Critically, however, the court’s analysis turned on application of § 13‑40‑115(2), C.R.S., which applies only “when the defendant was personally served pursuant to” § 13‑40‑112(1), C.R.S. After the court published the Bermudez opinion, Bermudez petitioned for rehearing. Although the court originally believed that Bermudez was personally served, Bermudez admitted in the petition for rehearing and, in so doing, informed the court for the first time that she was not personally served. Accordingly, consistent with the court’s prior analysis, Mercy served Bermudez under § 13‑40‑112(1), C.R.S., and as a result, § 13‑40‑115(1), C.R.S. controlled. Unlike subsection 115(2), which mentions a jury twice, subsection 115(1) makes no mention of a trial at all.
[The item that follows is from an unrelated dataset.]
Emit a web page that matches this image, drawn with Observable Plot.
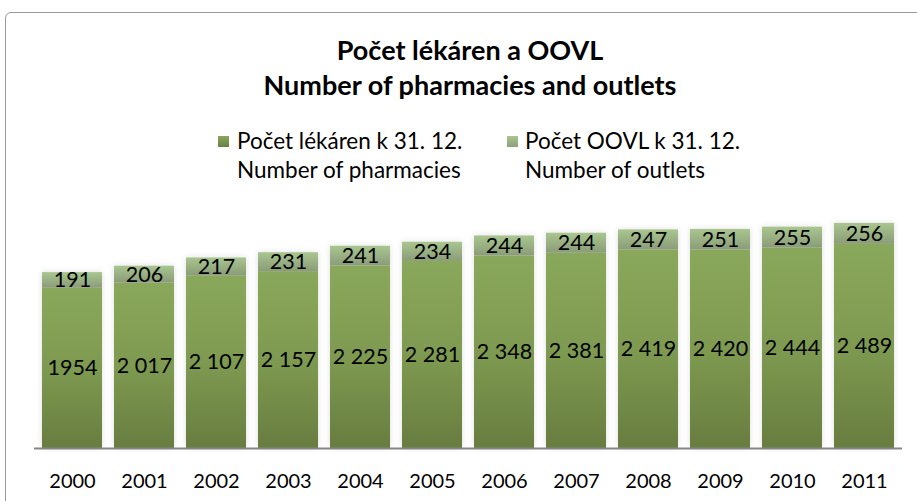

The court, recognizing the inaccuracy of a critical factual premise in its prior opinion and “unwilling to proceed by judicial fiat,” formally discharged its opinion in Bermudez and stated plainly that “section 13‑40‑115 does not make clear whether a party has a right to a jury trial in FED possession actions.” In re Mercy Housing Management Group Inc. v. Bermudez, 2024SA163 at 2. Unless a different court addresses the issue sooner, the Colorado legislature must now clarify its intent in § 13‑40‑115, C.R.S., and determine whether defendants in a FED possession action have a right to trial by jury and under what circumstances that right applies.